Avançando sobre os estudos semânticos de Ducrot e sobre a aplicação do conceito foucaultiano de formação discursiva, Maingueneau elabora o primado do interdiscurso sobre o discurso. Nessa nova tendência da Análise do Discurso, constata-se algumas características adotadas das anteriores e outras renovadas. Por exemplo, nota-se que “a hipótese do primado do interdiscurso inscreve-se nessa perspectiva de uma heterogeneidade constitutiva, que amarra, em uma relação inextrincável, o Mesmo do discurso e seu Outro” (CASTANHO e NASCIMENTO, sd). Outra particularidade é a noção de formação discursiva que deixa de ser justaposta, de acordo com a teoria de Foucault, tornam-se formações discursivas imbricadas ou “invadidas” entre si. Além disso, a proposta de Maingueneau aproxima-se mais de um olhar heterogêneo sobre os fenômenos da linguagem (CASTANHO e NASCIMENTO, sd; POSSENTI, 2007).
O termo interdiscurso pode ser mais bem entendido ao se conceber três outros elementos que o complementa: 1) Universo discursivo; 2) Campo discursivo; 3) Espaço discursivo. O primeiro é onde se concentra todas as formações discursivas existentes, portanto um campo muito vasto; Dentro deste encontra-se o campo discursivo que se refere às formações discursivas concorrentes; ainda dentro deste, acha-se o espaço discursivo em que dialogam entre si pelo menos duas formações discursivas, quais mantém relações privilegiadas e cruciais para compreensão do discurso (CASTANHO e NASCIMENTO, sd; POSSENTI, 2007).
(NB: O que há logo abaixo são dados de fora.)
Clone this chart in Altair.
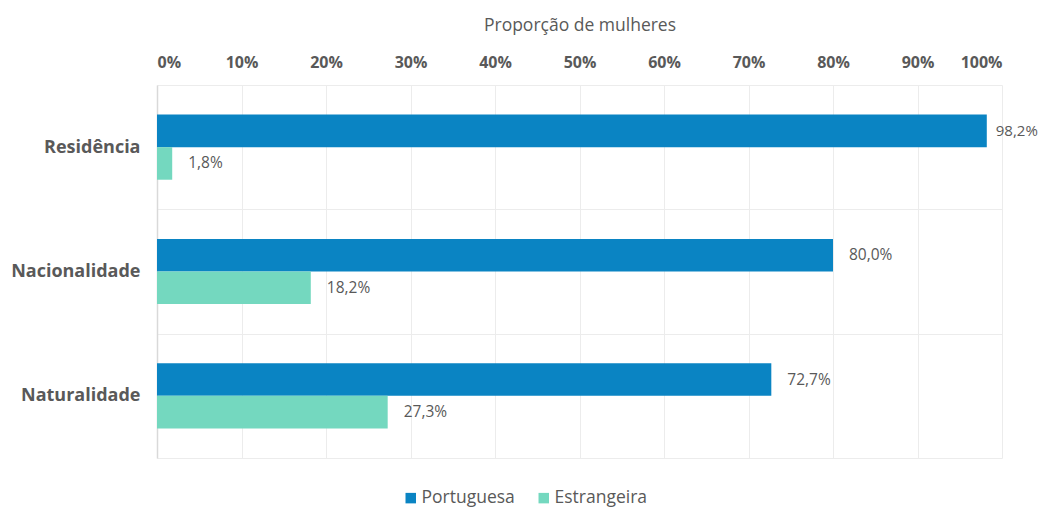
import altair as alt
import pandas as pd

categories = ["Residência", "Nacionalidade", "Naturalidade"]
series = ["Portuguesa", "Estrangeira"]
portuguesa = [98.2, 80.0, 72.7]
estrangeira = [1.8, 18.2, 27.3]
colors = ["#0A84C3", "#74D8BF"]
x_ticks = [i / 10 for i in range(11)]

rows = []
for c, p, e in zip(categories, portuguesa, estrangeira):
    for s, v in ((series[0], p), (series[1], e)):
        rows.append({"cat": c, "serie": s, "val": v / 100,
                     "lab": f"{v:.1f}".replace(".", ",") + "%"})
df = pd.DataFrame(rows)

FONT = "Open Sans"
GRAY = "#595959"

y_enc = alt.Y("cat:N", sort=categories, title=None,
              scale=alt.Scale(paddingInner=0, paddingOuter=0),
              axis=alt.Axis(tickBand="extent", grid=True, gridColor="#ececec",
                            ticks=False, domainColor="#d9d9d9", domainWidth=1.5,
                            labelFont=FONT, labelFontWeight="bold", labelFontSize=18,
                            labelColor=GRAY, labelPadding=17))
yoff = alt.YOffset("serie:N", sort=series,
                   scale=alt.Scale(paddingInner=0, paddingOuter=0.91))

base = alt.Chart(df)

bars = base.mark_bar().encode(
    x=alt.X("val:Q", scale=alt.Scale(domain=[0, 1], nice=False),
            title="Proporção de mulheres",
            axis=alt.Axis(orient="top", format="%", values=x_ticks, ticks=False,
                          domain=False, grid=True, gridColor="#ececec",
                          labelFont=FONT, labelFontWeight="bold", labelFontSize=16,
                          labelColor=GRAY, labelPadding=15,
                          titleFont=FONT, titleFontWeight="normal", titleFontSize=17.5,
                          titleColor=GRAY, titlePadding=20)),
    y=y_enc,
    yOffset=yoff,
    color=alt.Color("serie:N", sort=series, title=None,
                    scale=alt.Scale(domain=series, range=colors),
                    legend=alt.Legend(orient="none", direction="horizontal",
                                      legendX=245, legendY=404,
                                      symbolType="square", symbolSize=110,
                                      symbolStrokeWidth=0, columnPadding=20,
                                      labelFont=FONT, labelFontSize=17.5,
                                      labelColor=GRAY, labelOffset=2)),
)

text_enc = dict(
    x="val:Q",
    y=alt.Y("cat:N", sort=categories),
    yOffset=yoff,
    text="lab:N",
)

texts = base.mark_text(align="left", baseline="middle", dx=16, font=FONT,
                       fontSize=15.5, color=GRAY).encode(**text_enc).transform_filter(
    "datum.val < 0.95")
texts_edge = base.mark_text(align="left", baseline="middle", dx=9, font=FONT,
                            fontSize=15, color=GRAY).encode(**text_enc).transform_filter(
    "datum.val >= 0.95")

chart = (bars + texts + texts_edge).properties(
    width=845, height=373,
    padding={"left": 149, "top": 77, "right": 38, "bottom": 50},
    autosize=alt.AutoSizeParams(type="none"),
).configure_view(stroke=None)

chart.save("out.html", embed_options={"renderer": "svg", "actions": False})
Ao longo desse dessa pesquisa, pode-se observar os diversos viés teóricos de Michel Pêcheaux a D. Maingueneau e a característica dos sujeitos em cada um. Em resumo a essa evolução, nota-se que a metáfora da “máquina discursiva” é um meio de determinar uma formação ideológica na formação discursiva de um sujeito assujeitado pelo meio em que vive cujo discurso é estável e homogêneo. Ao contrário, Michel Foucault introduz a noção de “formação discursiva como paralela, ou seja, são invadidas constantemente por outras oriundas do ambiente externo. Nesse sentido, o discurso torna-se heterogêneo, polêmico e o sujeito passa a ser disperso, embora regulado pelas FD’s dos diversos papéis que representa. M. Bakhtin introduz a ideia de polifonia no discurso literário. O. Ducrot apropria-se desse conceito de polifonia, dando-o um tratamento linguístico. Nesse contexto, notam-se duas características sem as quais o discurso não pode ser concebido: a polifonia e a heterogeneidade, esta, enfatizada por J. Althier Revuz que a classificou em duas: heterogeneidade mostrada e a heterogeneidade constitutiva. Na esteira desses estudos anteriores D. Maingueneau introduz o primado do interdiscurso sobre o discurso. Dessa forma, implode completamente a não de máquina discursiva, como bloco fechado, e modifica-se a noção de formação discursiva paralelas, uma vez que para Maingueneau, o embate entre as FD’s não acontece de por invasão externa (não é por paralelismo), mas no interior dos próprios discursos (por imbricação).
Referências
BRANDÃO, H. N. Introdução à Análise do Discurso. Campinas, SP: Editora UNICAMP, 1991.
CASTANHO, E. G., NASCIMENTO, J. V. Continuidades e descontinuidade históricas em Análise do Discurso (xerocopiado).
COSTA, N. B. da. Práticas discursivas: exercícios analíticos. Campinas, SP: Portes Editores, 2005.
MARCUSCHI, L. A. Produção textual, análise de gênero e compreensão. São Paulo: Parábola, 2008.
MUSSALIM, F. Análise do Discurso. In.: MUSSALIM, F. & BENTES, A. C. Introdução à Linguística: domínios e fronteiras. 2ª Ed. São Paulo: Cortez, 2001.
POSSENTI, S. Teoria do discurso: um caso de múltiplas rupturas. MUSSALIM, F. & BENTES, A. C. (org’s). Introdução à Linguística: fundamentos epistemológicos. 3ª Ed. São Paulo: Cortez, 2007.